J.R. Hartley, of course, was the elderly fictional author in a fondly-remembered TV advert for the Yellow Pages, which has just announced that it is to cease publication after 51 years. Judging from online reactions, many people are surprised that the publication has lasted so long in the digital age. Others, however, are going to miss it in all sorts of unexpected ways, from the man who wrote “What will I rip in half now to impress ladies?” to the young woman who lamented “What am I gonna read at my nana Jean’s when I’m trying to avoid conversation?”

Bridge too far

LAST Thursday’s Diary ran an item about a glass trophy awarded to the ‘first eejit who brings traffic to a halt’ on the new Queensferry Crossing. Andrew Foster gets in touch. “As a former commuter over the old Forth road bridge,” he says, “a small bet say that the eejit will be a tour bus driver.”

Floods of tears

JAMES Scott says he contacted a friend in Houston to see how he was holding up in light of the floods. “He told me he was suffering, but not through Hurricane Harvey.
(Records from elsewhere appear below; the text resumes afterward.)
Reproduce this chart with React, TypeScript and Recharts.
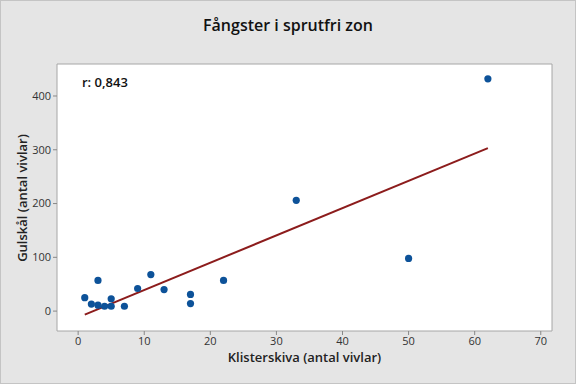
import { ScatterChart, Scatter, XAxis, YAxis, ReferenceArea, ReferenceLine } from 'recharts';

// catches: sticky board (x) vs yellow bowl (y)
const klisterskiva = [1, 2, 3, 3, 4, 5, 5, 7, 9, 11, 13, 17, 17, 22, 33, 50, 62];
const gulskal = [25, 13, 57, 11, 9, 23, 9, 9, 42, 68, 40, 31, 14, 57, 206, 98, 432];
const xTicks = [0, 10, 20, 30, 40, 50, 60, 70];
const yTicks = [0, 100, 200, 300, 400];
const rLabel = 'r: 0,843';

const points = klisterskiva.map((x, i) => ({ x, y: gulskal[i] }));

// least squares fit line through the points
function fit(xs: number[], ys: number[]) {
  const n = xs.length;
  const mx = xs.reduce((a, b) => a + b, 0) / n;
  const my = ys.reduce((a, b) => a + b, 0) / n;
  let sxy = 0;
  let sxx = 0;
  xs.forEach((x, i) => {
    sxy += (x - mx) * (ys[i] - my);
    sxx += (x - mx) * (x - mx);
  });
  const b = sxy / sxx;
  return { a: my - b * mx, b };
}

const { a, b } = fit(klisterskiva, gulskal);
const xMin = Math.min(...klisterskiva);
const xMax = Math.max(...klisterskiva);

const xDomain: [number, number] = [-3.2, 71.7];
const yDomain: [number, number] = [-37, 459.5];

const font = '"Open Sans", "Noto Sans", sans-serif';
const tickStyle = { fontSize: 11, fill: '#333', fontFamily: font };

const Dot = (props: any) => <circle cx={props.cx} cy={props.cy} r={3.6} fill="#0d5299" />;

export default function App() {
  return (
    <div style={{ position: 'absolute', left: 0, top: 0, width: 576, height: 384, background: '#e5e5e5', fontFamily: font }}>
      <ScatterChart width={576} height={384} margin={{ top: 64, right: 24, left: 0, bottom: 0 }}>
        <ReferenceArea
          x1={xDomain[0]}
          x2={xDomain[1]}
          y1={yDomain[0]}
          y2={yDomain[1]}
          fill="#fff"
          fillOpacity={1}
          stroke="#a6a6a6"
          strokeWidth={1}
          ifOverflow="visible"
        />
        <XAxis
          type="number"
          dataKey="x"
          domain={xDomain}
          ticks={xTicks}
          allowDataOverflow
          tick={tickStyle}
          tickLine={{ stroke: '#888' }}
          axisLine={false}
          tickSize={4}
          height={53}
        />
        <YAxis
          type="number"
          dataKey="y"
          domain={yDomain}
          ticks={yTicks}
          allowDataOverflow
          tick={tickStyle}
          tickLine={{ stroke: '#888' }}
          axisLine={false}
          tickSize={4}
          width={57}
        />
        <ReferenceLine
          segment={[{ x: xMin, y: a + b * xMin }, { x: xMax, y: a + b * xMax }]}
          stroke="#8c1c1c"
          strokeWidth={2}
        />
        <Scatter data={points} shape={Dot} isAnimationActive={false} />
      </ScatterChart>
      <div style={{ position: 'absolute', top: 14, left: 0, width: 576, textAlign: 'center', fontSize: 16, fontWeight: 600, color: '#111' }}>
        Fångster i sprutfri zon
      </div>
      <div style={{ position: 'absolute', top: 73, left: 82, fontSize: 13, fontWeight: 600, color: '#111' }}>{rLabel}</div>
      <div style={{ position: 'absolute', top: 348, left: 57, width: 495, textAlign: 'center', fontSize: 13, fontWeight: 600, color: '#222' }}>
        Klisterskiva (antal vivlar)
      </div>
      <div
        style={{
          position: 'absolute',
          left: 22,
          top: 198,
          transform: 'translate(-50%, -50%) rotate(-90deg)',
          whiteSpace: 'nowrap',
          fontSize: 13,
          fontWeight: 600,
          color: '#222',
        }}
      >
        Gulskål (antal vivlar)
      </div>
      <div style={{ position: 'absolute', inset: 0, border: '1px solid #c4c4c4', pointerEvents: 'none' }} />
    </div>
  );
}
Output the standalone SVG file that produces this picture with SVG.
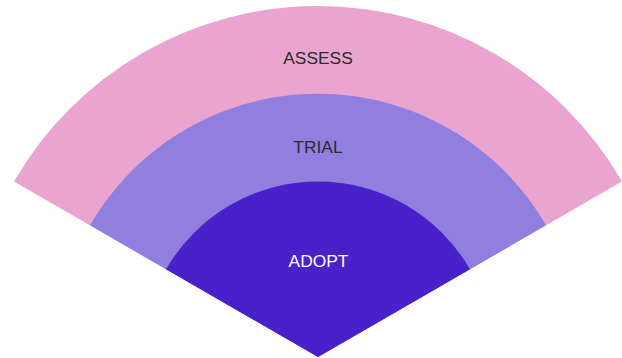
<svg xmlns="http://www.w3.org/2000/svg" width="622" height="358" viewBox="0 0 622 358">
<style>
.lbl{font-family:"Liberation Sans",Arial,sans-serif;font-size:17.4px;text-anchor:middle}
.dark{fill:#2b2b2b}
.light{fill:#ffffff}
</style>
<rect width="622" height="358" fill="#ffffff"/>
<g id="assess">
<path d="M318,357 L14.02,181.5 A351,351 0 0 1 621.98,181.5 Z" fill="#EAA4D0"/>
<text class="lbl dark" x="318" y="64">ASSESS</text>
</g>
<g id="trial">
<path d="M318,357 L90.02,225.37 A263.25,263.25 0 0 1 545.98,225.37 Z" fill="#917FE0"/>
<text class="lbl dark" x="318" y="152.7">TRIAL</text>
</g>
<g id="adopt">
<path d="M318,357 L166.01,269.25 A175.5,175.5 0 0 1 469.99,269.25 Z" fill="#4821CB"/>
<text class="lbl light" x="318.5" y="267">ADOPT</text>
</g>
<g id="connectors"></g>
</svg>
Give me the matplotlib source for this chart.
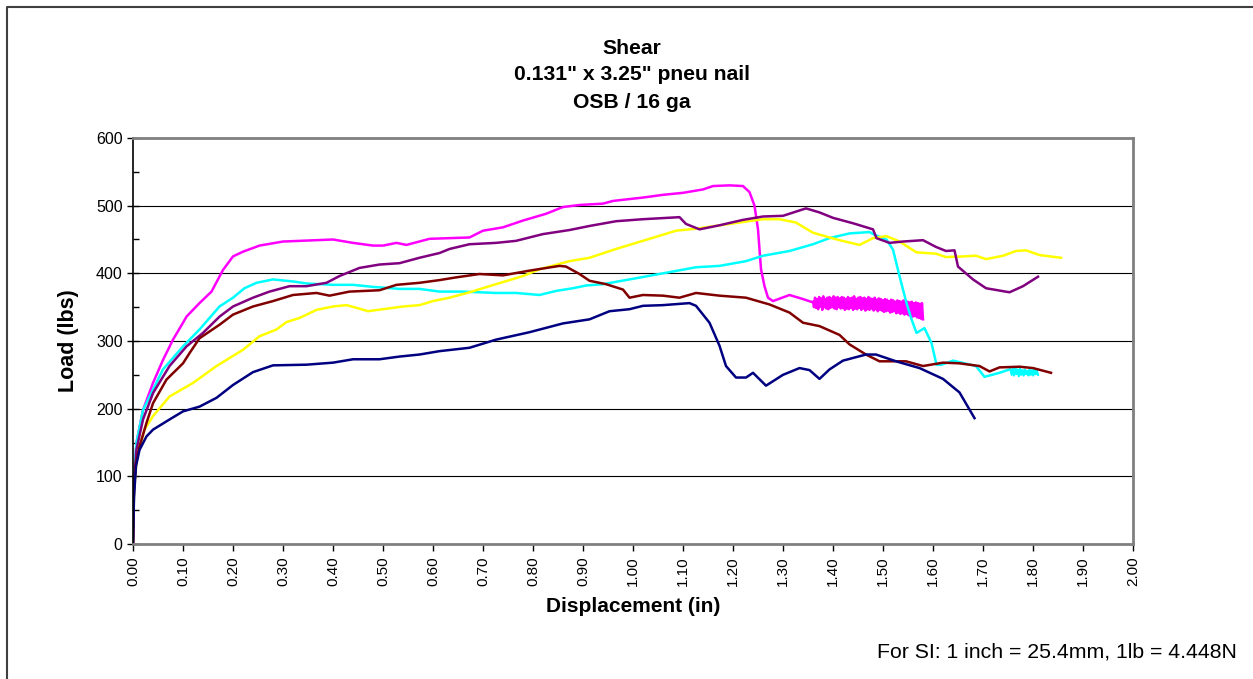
import matplotlib
matplotlib.use("Agg")
import matplotlib.pyplot as plt
import numpy as np
from matplotlib.lines import Line2D
from matplotlib.ticker import MultipleLocator

plt.rcParams['font.family'] = ['Liberation Sans', 'DejaVu Sans']

# load-displacement traces, one pair of lists per specimen
navy_x = [0, 0.002, 0.006, 0.013, 0.027, 0.04, 0.073, 0.10, 0.133, 0.167, 0.20, 0.24, 0.28, 0.347,
          0.40, 0.44, 0.493, 0.533, 0.573, 0.613, 0.673, 0.726, 0.793, 0.86, 0.913, 0.953, 0.993,
          1.02, 1.06, 1.113, 1.126, 1.153, 1.173, 1.186, 1.206, 1.226, 1.24, 1.266, 1.30, 1.333,
          1.353, 1.373, 1.393, 1.42, 1.466, 1.486, 1.526, 1.573, 1.62, 1.653, 1.683]
navy_y = [0, 70, 115, 139, 159, 169, 184, 196, 203, 216, 235, 254, 264, 265,
          268, 273, 273, 277, 280, 285, 290, 302, 313, 326, 332, 344, 347,
          352, 353, 356, 352, 327, 293, 263, 246, 246, 253, 234, 250, 260,
          257, 244, 258, 271, 280, 280, 270, 260, 244, 224, 186]

brown_x = [0, 0.002, 0.006, 0.013, 0.027, 0.04, 0.067, 0.10, 0.113, 0.133, 0.173, 0.20, 0.24, 0.28,
           0.32, 0.367, 0.393, 0.433, 0.493, 0.527, 0.573, 0.613, 0.646, 0.693, 0.74, 0.793, 0.853,
           0.866, 0.893, 0.913, 0.946, 0.98, 0.993, 1.02, 1.06, 1.093, 1.126, 1.173, 1.226, 1.273,
           1.313, 1.34, 1.373, 1.413, 1.433, 1.466, 1.493, 1.546, 1.58, 1.62, 1.653, 1.693, 1.713,
           1.733, 1.773, 1.80, 1.836]
brown_y = [0, 80, 120, 144, 179, 208, 243, 267, 282, 304, 324, 339, 351, 359,
           368, 371, 367, 373, 375, 383, 386, 390, 394, 399, 397, 404, 411,
           410, 399, 389, 384, 376, 364, 368, 367, 364, 371, 367, 364, 354,
           342, 327, 322, 309, 295, 280, 270, 270, 263, 268, 267, 263, 255,
           261, 262, 260, 253]

yellow_x = [0, 0.002, 0.008, 0.023, 0.04, 0.073, 0.12, 0.167, 0.22, 0.253, 0.287, 0.307, 0.333,
            0.367, 0.40, 0.427, 0.447, 0.47, 0.50, 0.54, 0.573, 0.60, 0.633, 0.673, 0.726, 0.78,
            0.813, 0.873, 0.913, 0.966, 1.033, 1.086, 1.126, 1.193, 1.26, 1.293, 1.326, 1.36,
            1.393, 1.413, 1.453, 1.48, 1.507, 1.533, 1.567, 1.606, 1.626, 1.66, 1.686, 1.706,
            1.74, 1.766, 1.786, 1.813, 1.856]
yellow_y = [0, 80, 130, 169, 189, 218, 238, 263, 287, 307, 317, 328, 334,
            346, 351, 353, 349, 344, 347, 351, 353, 359, 364, 372, 384, 396,
            406, 418, 423, 436, 451, 463, 466, 473, 480, 480, 475, 460,
            453, 449, 442, 452, 455, 447, 431, 429, 424, 425, 426, 421,
            426, 433, 434, 427, 423]

purple_x = [0, 0.002, 0.007, 0.02, 0.04, 0.073, 0.107, 0.14, 0.173, 0.20, 0.24, 0.273, 0.313,
            0.347, 0.387, 0.413, 0.453, 0.493, 0.533, 0.573, 0.613, 0.633, 0.673, 0.726, 0.766,
            0.82, 0.873, 0.913, 0.966, 1.02, 1.093, 1.106, 1.133, 1.173, 1.22, 1.26, 1.30, 1.346,
            1.373, 1.40, 1.44, 1.48, 1.487, 1.513, 1.54, 1.58, 1.606, 1.626, 1.643, 1.65, 1.68,
            1.706, 1.753, 1.78, 1.81]
purple_y = [0, 90, 140, 184, 223, 263, 292, 312, 336, 351, 364, 373, 381,
            381, 386, 396, 408, 413, 415, 423, 430, 436, 443, 445, 448,
            458, 464, 470, 477, 480, 483, 473, 465, 471, 479, 484, 485, 496,
            490, 482, 474, 465, 452, 445, 447, 449, 439, 433, 434, 410, 391,
            378, 372, 381, 395]

cyan_x = [0, 0.002, 0.007, 0.02, 0.06, 0.10, 0.133, 0.173, 0.20, 0.223, 0.247, 0.28, 0.32, 0.347,
          0.40, 0.44, 0.48, 0.533, 0.573, 0.613, 0.66, 0.726, 0.766, 0.813, 0.846, 0.88, 0.906,
          0.94, 0.993, 1.06, 1.126, 1.173, 1.226, 1.26, 1.313, 1.36, 1.393, 1.433, 1.473, 1.483,
          1.507, 1.52, 1.533, 1.547, 1.557, 1.567, 1.583, 1.597, 1.607, 1.617, 1.64, 1.686,
          1.703, 1.733, 1.753]
cyan_y = [0, 100, 150, 198, 258, 292, 317, 351, 364, 378, 386, 391, 388, 385,
          383, 383, 380, 377, 377, 373, 373, 371, 371, 368, 374, 378, 382,
          384, 391, 400, 409, 411, 418, 426, 433, 443, 452, 459, 461, 457,
          450, 435, 396, 356, 332, 312, 319, 297, 265, 265, 271, 263,
          247, 253, 258]
# noisy end of the cyan trace, 1.76 - 1.81 in
cyan_tail = [258, 250, 259, 249, 260, 251, 258, 248, 259, 250, 257, 249, 258, 251, 256, 249,
             258, 250, 257, 249, 258, 251, 256, 250]

magenta_x = [0, 0.002, 0.007, 0.02, 0.04, 0.06, 0.08, 0.10, 0.107, 0.133, 0.157, 0.18, 0.20, 0.22,
             0.253, 0.30, 0.40, 0.44, 0.48, 0.50, 0.527, 0.547, 0.593, 0.633, 0.673, 0.70, 0.74,
             0.78, 0.826, 0.86, 0.893, 0.94, 0.96, 1.02, 1.06, 1.10, 1.14, 1.16, 1.193, 1.22,
             1.233, 1.243, 1.25, 1.256, 1.263, 1.27, 1.28, 1.313, 1.34, 1.36]
magenta_y = [0, 100, 150, 198, 238, 272, 302, 327, 336, 356, 373, 405, 425, 432,
             441, 447, 450, 445, 441, 441, 445, 442, 451, 452, 453, 463, 468,
             478, 488, 498, 501, 503, 507, 512, 516, 519, 524, 529, 530, 529,
             520, 500, 465, 406, 381, 364, 359, 368, 362, 357]
# chattering section of the magenta trace after the load drop, 1.36 - 1.58 in
magenta_band = [358, 350, 364, 349, 362, 347, 365, 351, 363, 346, 366, 350, 362, 348,
                364, 347, 365, 349, 363, 350, 366, 348, 364, 347, 365, 350, 363, 348,
                365, 349, 364, 346, 362, 348, 365, 347, 363, 349, 364, 346, 366, 348,
                362, 347, 364, 349, 365, 346, 363, 348, 364, 345, 362, 347, 365, 346,
                363, 348, 362, 345, 364, 347, 361, 344, 363, 346, 362, 345, 360, 343,
                362, 344, 361, 345, 359, 342, 361, 343, 360, 344, 358, 341, 360, 342,
                359, 340, 358, 341, 360, 339, 357, 340, 358, 338, 357, 337, 358, 336,
                356, 337, 357, 335, 356, 334, 355, 333, 356, 332]

fig = plt.figure(figsize=(12.53, 6.79), dpi=100)
ax = fig.add_axes([133 / 1253, 1 - 544 / 679, 1000 / 1253, 406 / 679])

lw = 1.8
ax.plot(magenta_x, magenta_y, color='#FF00FF', lw=lw)
ax.plot(np.linspace(1.36, 1.58, len(magenta_band)), magenta_band, color='#FF00FF', lw=1.8)
ax.plot(cyan_x, cyan_y, color='#00FFFF', lw=lw)
ax.plot(np.linspace(1.755, 1.81, len(cyan_tail)), cyan_tail, color='#00FFFF', lw=1.6)
ax.plot(yellow_x, yellow_y, color='#FFFF00', lw=lw)
ax.plot(purple_x, purple_y, color='#800080', lw=lw)
ax.plot(brown_x, brown_y, color='#800000', lw=lw)
ax.plot(navy_x, navy_y, color='#000080', lw=lw)

ax.set_xlim(0, 2.0)
ax.set_ylim(0, 600)
ax.yaxis.set_major_locator(MultipleLocator(100))
ax.yaxis.set_minor_locator(MultipleLocator(50))
ax.set_xticks(np.arange(0, 2.01, 0.1))
ax.set_xticklabels(['%.2f' % v for v in np.arange(0, 2.01, 0.1)], rotation=90, fontsize=11)
ax.tick_params(axis='y', which='major', direction='inout', length=9, width=1, labelsize=11.5, pad=3)
ax.tick_params(axis='y', which='minor', direction='in', length=4, width=1)
ax.tick_params(axis='x', which='major', direction='out', length=5, width=1, color='#000000', pad=4)

ax.grid(axis='y', which='major', color='#000000', lw=0.8)
ax.set_axisbelow(True)
for side in ['top', 'right', 'bottom']:
    ax.spines[side].set_color('#808080')
    ax.spines[side].set_linewidth(2)
ax.spines['left'].set_color('#000000')
ax.spines['left'].set_linewidth(1.2)

ax.set_xlabel('Displacement (in)', fontsize=15, fontweight='bold', labelpad=8)
ax.set_ylabel('Load (lbs)', fontsize=15.5, fontweight='bold', labelpad=12)

for txt, ypx in [('Shear', 48), ('0.131" x 3.25" pneu nail', 75), ('OSB / 16 ga', 102)]:
    fig.text(632 / 1253, 1 - ypx / 679, txt, ha='center', va='center', fontsize=15.2, fontweight='bold')

fig.text(1237 / 1253, 1 - 652 / 679, 'For SI: 1 inch = 25.4mm, 1lb = 4.448N',
         ha='right', va='center', fontsize=15.3)

# outer chart border, left and top edges only fall inside the image
fig.add_artist(Line2D([7 / 1253, 7 / 1253, 1.0], [0.0, 1 - 7 / 679, 1 - 7 / 679],
                      transform=fig.transFigure, color='#404040', lw=1.5))

fig.savefig('out.png', dpi=100)
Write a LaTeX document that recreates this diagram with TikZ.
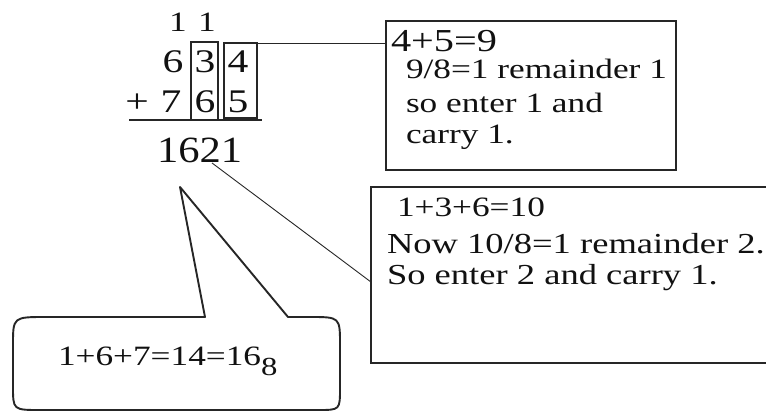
\documentclass[tikz,border=0pt]{standalone}
\usepackage{fontspec}
\setmainfont{Liberation Serif}
\newfontfamily\tfa[FakeStretch=1.26]{Liberation Serif}
\newfontfamily\tfb[FakeStretch=1.15]{Liberation Serif}
\definecolor{ink}{HTML}{111111}
\definecolor{lin}{HTML}{262626}
\begin{document}
\begin{tikzpicture}[x=1pt,y=-1pt,
  txt/.style={inner sep=0pt, outer sep=0pt, text=ink, anchor=base west, font=\tfa\fontsize{28}{34}\selectfont},
  txtb/.style={txt, font=\tfa\fontsize{29}{34}\selectfont},
  dig/.style={inner sep=0pt, outer sep=0pt, text=ink, anchor=base, font=\tfa\fontsize{33}{38}\selectfont},
  carry/.style={dig, font=\tfa\fontsize{28}{30}\selectfont},
  frame/.style={draw=lin, line width=1.6pt, inner sep=0pt, outer sep=0pt},
  cell/.style={draw=lin, line width=1.4pt, inner sep=0pt, outer sep=0pt},
  conn/.style={draw=lin, line width=0.9pt},
  bubble/.style={draw=lin, line width=1.9pt, line join=round}]
\useasboundingbox (0,0) rectangle (766,412);
\clip (0,0) rectangle (766,412);
\fill[white] (0,0) rectangle (766,412);

% column sum
\node[carry] (k1) at (178,32) {1};
\node[carry] (k2) at (207,32) {1};
\node[dig] (a1) at (173,73) {6};
\node[dig] (a2) at (205,73) {3};
\node[dig] (a3) at (238,73) {4};
\node[dig] (pl) at (137,112) {+};
\node[dig] (b1d) at (171,112) {7};
\node[dig] (b2d) at (205,112) {6};
\node[dig] (b3d) at (238,112) {5};
\node[cell, minimum width=27pt, minimum height=78pt] (c3) at (204.5,81) {};
\node[cell, minimum width=33pt, minimum height=75pt] (c4) at (240.5,80.5) {};
\coordinate (rl) at (129,120);
\coordinate (rr) at (262,120);
\draw[lin, line width=2.2pt] (rl) -- (rr);
\node[inner sep=0pt, outer sep=0pt, text=ink, anchor=base west, font=\tfb\fontsize{37}{42}\selectfont] (res) at (157,162) {1621};
\coordinate (two) at (212,163);

% box 1
\node[frame, minimum width=290pt, minimum height=149pt] (bx1) at (531,95.5) {};
\node[txt, font=\tfa\fontsize{32}{38}\selectfont] (t11) at (391,52) {4+5=9};
\node[txt] (t12) at (406,79) {9/8=1 remainder 1};
\node[txt] (t13) at (406,112) {so enter 1 and};
\node[txt] (t14) at (406,143) {carry 1.};
\draw[conn] (c4.north east) -- (c4.north east -| bx1.west);

% box 2
\node[frame, minimum width=420pt, minimum height=176pt] (bx2) at (581,275) {};
\node[txt] (t21) at (397,216) {1+3+6=10};
\node[txtb] (t22) at (387,253) {Now 10/8=1 remainder 2.};
\node[txtb] (t23) at (387,284) {So enter 2 and carry 1.};
\coordinate (e2) at (371,282);
\draw[conn] (two) -- (e2);

% speech bubble
\coordinate (tip) at (180,187);
\draw[bubble] (205,317) -- (tip) -- (288,317) -- (310,317)
  .. controls (340,317) .. (340,345) -- (340,388)
  .. controls (340,410) .. (318,410) -- (40,410)
  .. controls (13,410) .. (13,386) -- (13,345)
  .. controls (13,317) .. (46,317) -- cycle;
\node[txt] (t31) at (58,365) {1+6+7=14=16\raisebox{-10pt}{\fontsize{26}{30}\selectfont 8}};
\end{tikzpicture}
\end{document}
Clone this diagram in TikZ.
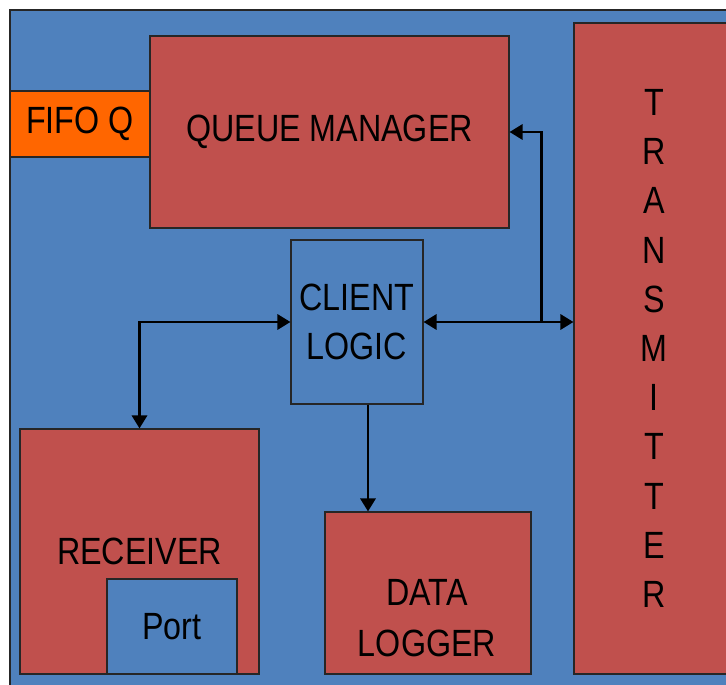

His in-laws had been visiting ... and couldn’t leave for a week as the roads were now closed.”

Going Dutch

LAST week’s item about the Dutch footballer whose name was jokingly translated as “I love you” reminds Bob Byiers of his holiday in the Netherlands last year, in a campervan made by Fife’s East Neuk Campervans. “We were approached by a beaming Dutchman who was interested in the word ‘neuk’ on the van. We assumed he wanted an explanation of this Scots word,” says Bob. “Not a bit of it: he was keen to inform us that it’s Dutch for sex.

“We’re not sure if we’ll tour the Netherlands again,” he adds.